[Task statement]
Give the data below again exactly as it stands. Omit the pictures.

[Raw data]

>> Start

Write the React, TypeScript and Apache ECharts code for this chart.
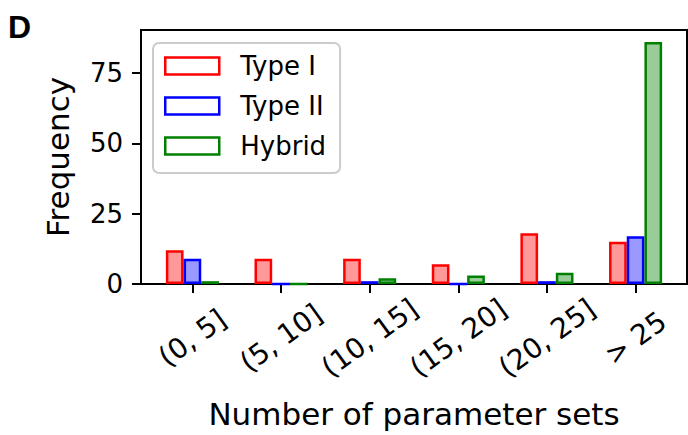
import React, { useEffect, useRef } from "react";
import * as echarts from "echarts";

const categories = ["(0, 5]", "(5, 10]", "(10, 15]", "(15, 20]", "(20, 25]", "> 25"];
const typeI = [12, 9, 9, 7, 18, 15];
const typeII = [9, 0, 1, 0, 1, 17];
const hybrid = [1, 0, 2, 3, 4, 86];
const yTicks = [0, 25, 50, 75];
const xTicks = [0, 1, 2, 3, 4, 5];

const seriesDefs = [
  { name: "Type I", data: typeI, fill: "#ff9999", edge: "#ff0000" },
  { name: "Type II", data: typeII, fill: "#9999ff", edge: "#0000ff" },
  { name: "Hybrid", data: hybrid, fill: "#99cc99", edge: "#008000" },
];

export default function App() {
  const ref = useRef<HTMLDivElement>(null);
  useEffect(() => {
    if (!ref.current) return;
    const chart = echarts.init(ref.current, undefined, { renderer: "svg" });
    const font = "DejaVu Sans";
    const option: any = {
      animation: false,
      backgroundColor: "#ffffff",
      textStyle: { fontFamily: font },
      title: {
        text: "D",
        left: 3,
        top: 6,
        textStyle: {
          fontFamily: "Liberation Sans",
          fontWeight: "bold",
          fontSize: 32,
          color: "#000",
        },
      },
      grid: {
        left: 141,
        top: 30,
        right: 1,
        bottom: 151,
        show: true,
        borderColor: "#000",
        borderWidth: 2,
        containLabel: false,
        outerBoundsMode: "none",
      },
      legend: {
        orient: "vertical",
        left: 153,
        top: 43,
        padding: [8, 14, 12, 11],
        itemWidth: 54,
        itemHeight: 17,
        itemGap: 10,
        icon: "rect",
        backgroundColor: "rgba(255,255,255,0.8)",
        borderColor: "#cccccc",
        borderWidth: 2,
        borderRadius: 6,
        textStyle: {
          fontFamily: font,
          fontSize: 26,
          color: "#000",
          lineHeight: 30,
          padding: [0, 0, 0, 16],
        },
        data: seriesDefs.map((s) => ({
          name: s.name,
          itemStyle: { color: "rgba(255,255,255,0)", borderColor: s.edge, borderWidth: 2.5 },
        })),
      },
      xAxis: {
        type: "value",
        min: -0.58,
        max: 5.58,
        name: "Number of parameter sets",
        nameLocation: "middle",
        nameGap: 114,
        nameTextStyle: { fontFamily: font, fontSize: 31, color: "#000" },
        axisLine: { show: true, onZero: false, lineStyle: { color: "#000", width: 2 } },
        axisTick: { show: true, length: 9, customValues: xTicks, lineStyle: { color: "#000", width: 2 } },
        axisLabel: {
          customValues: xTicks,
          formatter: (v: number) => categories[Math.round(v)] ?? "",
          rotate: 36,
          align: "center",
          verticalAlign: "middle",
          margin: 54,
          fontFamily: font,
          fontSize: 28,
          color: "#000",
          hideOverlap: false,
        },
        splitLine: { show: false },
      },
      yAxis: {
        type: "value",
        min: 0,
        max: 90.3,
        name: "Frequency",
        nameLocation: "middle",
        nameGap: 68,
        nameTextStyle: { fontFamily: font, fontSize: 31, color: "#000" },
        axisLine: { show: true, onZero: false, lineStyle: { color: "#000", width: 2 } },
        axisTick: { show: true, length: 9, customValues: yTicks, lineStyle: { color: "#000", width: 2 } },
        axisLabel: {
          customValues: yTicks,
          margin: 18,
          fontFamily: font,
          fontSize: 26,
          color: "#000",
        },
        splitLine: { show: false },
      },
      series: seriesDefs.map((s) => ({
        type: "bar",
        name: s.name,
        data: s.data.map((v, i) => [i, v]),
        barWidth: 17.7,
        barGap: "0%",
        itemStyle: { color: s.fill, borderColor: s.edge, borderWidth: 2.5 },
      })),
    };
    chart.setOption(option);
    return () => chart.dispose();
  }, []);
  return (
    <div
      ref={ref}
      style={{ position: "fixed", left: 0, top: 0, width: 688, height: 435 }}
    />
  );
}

>> End

[Result for this exercise]
Write the React, TypeScript and Apache ECharts code for this chart.
import React, { useEffect, useRef } from "react";
import * as echarts from "echarts";

const categories = ["(0, 5]", "(5, 10]", "(10, 15]", "(15, 20]", "(20, 25]", "> 25"];
const typeI = [12, 9, 9, 7, 18, 15];
const typeII = [9, 0, 1, 0, 1, 17];
const hybrid = [1, 0, 2, 3, 4, 86];
const yTicks = [0, 25, 50, 75];
const xTicks = [0, 1, 2, 3, 4, 5];

const seriesDefs = [
  { name: "Type I", data: typeI, fill: "#ff9999", edge: "#ff0000" },
  { name: "Type II", data: typeII, fill: "#9999ff", edge: "#0000ff" },
  { name: "Hybrid", data: hybrid, fill: "#99cc99", edge: "#008000" },
];

export default function App() {
  const ref = useRef<HTMLDivElement>(null);
  useEffect(() => {
    if (!ref.current) return;
    const chart = echarts.init(ref.current, undefined, { renderer: "svg" });
    const font = "DejaVu Sans";
    const option: any = {
      animation: false,
      backgroundColor: "#ffffff",
      textStyle: { fontFamily: font },
      title: {
        text: "D",
        left: 3,
        top: 6,
        textStyle: {
          fontFamily: "Liberation Sans",
          fontWeight: "bold",
          fontSize: 32,
          color: "#000",
        },
      },
      grid: {
        left: 141,
        top: 30,
        right: 1,
        bottom: 151,
        show: true,
        borderColor: "#000",
        borderWidth: 2,
        containLabel: false,
        outerBoundsMode: "none",
      },
      legend: {
        orient: "vertical",
        left: 153,
        top: 43,
        padding: [8, 14, 12, 11],
        itemWidth: 54,
        itemHeight: 17,
        itemGap: 10,
        icon: "rect",
        backgroundColor: "rgba(255,255,255,0.8)",
        borderColor: "#cccccc",
        borderWidth: 2,
        borderRadius: 6,
        textStyle: {
          fontFamily: font,
          fontSize: 26,
          color: "#000",
          lineHeight: 30,
          padding: [0, 0, 0, 16],
        },
        data: seriesDefs.map((s) => ({
          name: s.name,
          itemStyle: { color: "rgba(255,255,255,0)", borderColor: s.edge, borderWidth: 2.5 },
        })),
      },
      xAxis: {
        type: "value",
        min: -0.58,
        max: 5.58,
        name: "Number of parameter sets",
        nameLocation: "middle",
        nameGap: 114,
        nameTextStyle: { fontFamily: font, fontSize: 31, color: "#000" },
        axisLine: { show: true, onZero: false, lineStyle: { color: "#000", width: 2 } },
        axisTick: { show: true, length: 9, customValues: xTicks, lineStyle: { color: "#000", width: 2 } },
        axisLabel: {
          customValues: xTicks,
          formatter: (v: number) => categories[Math.round(v)] ?? "",
          rotate: 36,
          align: "center",
          verticalAlign: "middle",
          margin: 54,
          fontFamily: font,
          fontSize: 28,
          color: "#000",
          hideOverlap: false,
        },
        splitLine: { show: false },
      },
      yAxis: {
        type: "value",
        min: 0,
        max: 90.3,
        name: "Frequency",
        nameLocation: "middle",
        nameGap: 68,
        nameTextStyle: { fontFamily: font, fontSize: 31, color: "#000" },
        axisLine: { show: true, onZero: false, lineStyle: { color: "#000", width: 2 } },
        axisTick: { show: true, length: 9, customValues: yTicks, lineStyle: { color: "#000", width: 2 } },
        axisLabel: {
          customValues: yTicks,
          margin: 18,
          fontFamily: font,
          fontSize: 26,
          color: "#000",
        },
        splitLine: { show: false },
      },
      series: seriesDefs.map((s) => ({
        type: "bar",
        name: s.name,
        data: s.data.map((v, i) => [i, v]),
        barWidth: 17.7,
        barGap: "0%",
        itemStyle: { color: s.fill, borderColor: s.edge, borderWidth: 2.5 },
      })),
    };
    chart.setOption(option);
    return () => chart.dispose();
  }, []);
  return (
    <div
      ref={ref}
      style={{ position: "fixed", left: 0, top: 0, width: 688, height: 435 }}
    />
  );
}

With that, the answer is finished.